**SOURCE DATA**

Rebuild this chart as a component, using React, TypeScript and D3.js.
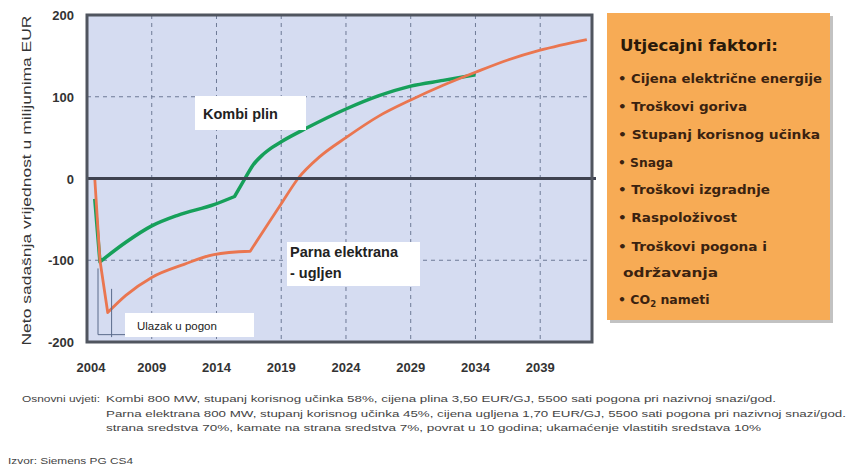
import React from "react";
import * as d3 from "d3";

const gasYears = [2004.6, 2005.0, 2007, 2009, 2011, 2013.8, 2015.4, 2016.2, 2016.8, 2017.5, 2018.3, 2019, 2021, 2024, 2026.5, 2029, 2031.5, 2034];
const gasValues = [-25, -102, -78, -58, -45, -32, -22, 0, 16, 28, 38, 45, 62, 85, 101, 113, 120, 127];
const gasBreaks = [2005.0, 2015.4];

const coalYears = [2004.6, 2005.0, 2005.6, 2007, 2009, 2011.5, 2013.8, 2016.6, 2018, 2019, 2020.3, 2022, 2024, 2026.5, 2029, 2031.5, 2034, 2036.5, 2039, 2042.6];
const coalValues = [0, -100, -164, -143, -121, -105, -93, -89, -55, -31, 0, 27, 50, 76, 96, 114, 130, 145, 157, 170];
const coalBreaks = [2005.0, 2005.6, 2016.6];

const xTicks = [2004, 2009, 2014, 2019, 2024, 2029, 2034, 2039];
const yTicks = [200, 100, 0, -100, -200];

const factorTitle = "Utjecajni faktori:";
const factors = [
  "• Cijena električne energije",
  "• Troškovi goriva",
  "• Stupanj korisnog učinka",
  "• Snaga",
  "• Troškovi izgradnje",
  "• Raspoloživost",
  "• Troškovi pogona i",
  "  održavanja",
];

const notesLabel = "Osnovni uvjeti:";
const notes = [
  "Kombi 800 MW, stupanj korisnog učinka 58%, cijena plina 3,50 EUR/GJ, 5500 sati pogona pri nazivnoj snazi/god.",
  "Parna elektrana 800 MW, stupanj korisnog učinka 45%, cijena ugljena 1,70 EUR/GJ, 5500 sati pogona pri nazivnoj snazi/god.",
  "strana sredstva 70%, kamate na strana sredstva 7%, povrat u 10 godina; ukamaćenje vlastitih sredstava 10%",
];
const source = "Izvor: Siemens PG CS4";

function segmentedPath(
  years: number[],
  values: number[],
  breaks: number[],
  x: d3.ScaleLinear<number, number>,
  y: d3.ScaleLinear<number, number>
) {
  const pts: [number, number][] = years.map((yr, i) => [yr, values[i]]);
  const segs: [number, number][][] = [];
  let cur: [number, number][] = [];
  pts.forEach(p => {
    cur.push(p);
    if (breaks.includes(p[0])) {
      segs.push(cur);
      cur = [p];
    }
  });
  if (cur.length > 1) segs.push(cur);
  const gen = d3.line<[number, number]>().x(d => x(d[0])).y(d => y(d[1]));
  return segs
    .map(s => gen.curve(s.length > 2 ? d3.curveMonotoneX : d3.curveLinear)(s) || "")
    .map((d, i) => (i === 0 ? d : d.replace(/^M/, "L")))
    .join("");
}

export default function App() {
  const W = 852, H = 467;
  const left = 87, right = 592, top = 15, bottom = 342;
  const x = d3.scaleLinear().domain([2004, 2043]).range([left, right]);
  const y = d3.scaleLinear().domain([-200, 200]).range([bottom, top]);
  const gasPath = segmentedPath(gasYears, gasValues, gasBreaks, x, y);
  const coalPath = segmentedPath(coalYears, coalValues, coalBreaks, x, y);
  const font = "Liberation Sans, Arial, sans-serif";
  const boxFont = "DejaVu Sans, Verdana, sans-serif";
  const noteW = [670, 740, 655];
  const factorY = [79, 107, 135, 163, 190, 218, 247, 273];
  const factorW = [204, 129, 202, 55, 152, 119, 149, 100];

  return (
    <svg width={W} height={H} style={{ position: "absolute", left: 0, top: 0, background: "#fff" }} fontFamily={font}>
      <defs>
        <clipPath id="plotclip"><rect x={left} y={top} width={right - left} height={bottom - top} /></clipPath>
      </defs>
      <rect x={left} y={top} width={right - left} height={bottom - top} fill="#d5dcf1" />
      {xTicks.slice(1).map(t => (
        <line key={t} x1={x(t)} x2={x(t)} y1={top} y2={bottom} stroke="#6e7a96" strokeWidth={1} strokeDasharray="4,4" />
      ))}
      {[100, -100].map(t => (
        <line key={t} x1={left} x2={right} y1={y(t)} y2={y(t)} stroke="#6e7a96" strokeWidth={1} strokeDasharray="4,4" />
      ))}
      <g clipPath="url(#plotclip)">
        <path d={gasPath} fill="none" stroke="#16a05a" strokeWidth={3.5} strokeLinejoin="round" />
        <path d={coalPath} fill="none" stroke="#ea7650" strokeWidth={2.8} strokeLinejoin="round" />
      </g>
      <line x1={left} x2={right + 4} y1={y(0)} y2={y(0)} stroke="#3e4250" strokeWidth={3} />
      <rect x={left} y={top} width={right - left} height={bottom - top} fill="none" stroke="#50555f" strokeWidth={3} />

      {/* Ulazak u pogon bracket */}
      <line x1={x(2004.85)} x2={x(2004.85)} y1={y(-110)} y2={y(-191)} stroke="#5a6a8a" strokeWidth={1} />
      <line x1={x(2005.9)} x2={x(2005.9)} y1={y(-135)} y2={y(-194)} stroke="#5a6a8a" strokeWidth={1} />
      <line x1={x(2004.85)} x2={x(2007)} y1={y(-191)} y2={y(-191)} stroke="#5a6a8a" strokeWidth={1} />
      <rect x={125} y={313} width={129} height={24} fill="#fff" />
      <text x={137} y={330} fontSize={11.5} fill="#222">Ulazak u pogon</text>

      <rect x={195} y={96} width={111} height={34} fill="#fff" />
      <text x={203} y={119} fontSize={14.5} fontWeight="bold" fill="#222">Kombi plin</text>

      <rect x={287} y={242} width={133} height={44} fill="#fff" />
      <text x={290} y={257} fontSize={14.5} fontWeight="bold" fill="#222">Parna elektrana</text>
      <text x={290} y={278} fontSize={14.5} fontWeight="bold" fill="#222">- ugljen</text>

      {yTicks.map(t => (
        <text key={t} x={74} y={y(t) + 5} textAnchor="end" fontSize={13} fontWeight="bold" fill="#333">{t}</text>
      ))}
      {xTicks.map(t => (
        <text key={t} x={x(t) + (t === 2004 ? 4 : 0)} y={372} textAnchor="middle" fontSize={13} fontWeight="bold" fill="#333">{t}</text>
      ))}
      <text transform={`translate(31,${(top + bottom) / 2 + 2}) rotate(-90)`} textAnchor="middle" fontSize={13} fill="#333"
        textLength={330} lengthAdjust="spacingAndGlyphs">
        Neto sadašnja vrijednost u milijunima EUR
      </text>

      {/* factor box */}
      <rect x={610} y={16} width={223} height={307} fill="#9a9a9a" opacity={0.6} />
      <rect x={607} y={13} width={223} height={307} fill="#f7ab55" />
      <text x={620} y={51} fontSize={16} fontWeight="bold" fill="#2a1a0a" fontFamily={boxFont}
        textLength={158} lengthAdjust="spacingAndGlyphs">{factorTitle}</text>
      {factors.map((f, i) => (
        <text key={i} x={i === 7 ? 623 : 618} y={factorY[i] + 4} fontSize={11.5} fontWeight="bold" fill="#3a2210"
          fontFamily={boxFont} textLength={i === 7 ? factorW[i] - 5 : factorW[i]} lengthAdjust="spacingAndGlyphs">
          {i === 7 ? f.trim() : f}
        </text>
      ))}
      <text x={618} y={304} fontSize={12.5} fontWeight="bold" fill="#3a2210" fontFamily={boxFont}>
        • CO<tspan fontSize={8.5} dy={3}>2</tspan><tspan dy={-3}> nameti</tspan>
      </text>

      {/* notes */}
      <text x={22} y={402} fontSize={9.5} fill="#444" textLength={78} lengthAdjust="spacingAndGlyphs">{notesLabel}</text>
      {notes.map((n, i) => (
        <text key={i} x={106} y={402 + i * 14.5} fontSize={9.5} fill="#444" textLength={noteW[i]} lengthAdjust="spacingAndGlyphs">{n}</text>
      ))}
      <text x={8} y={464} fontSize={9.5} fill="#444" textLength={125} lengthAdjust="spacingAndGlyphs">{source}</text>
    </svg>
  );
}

**THE TASK**
Using the listing, copy every line where the word "React" shows up.

**RESPONSE TO THIS TASK**
Rebuild this chart as a component, using React, TypeScript and D3.js.
import React from "react";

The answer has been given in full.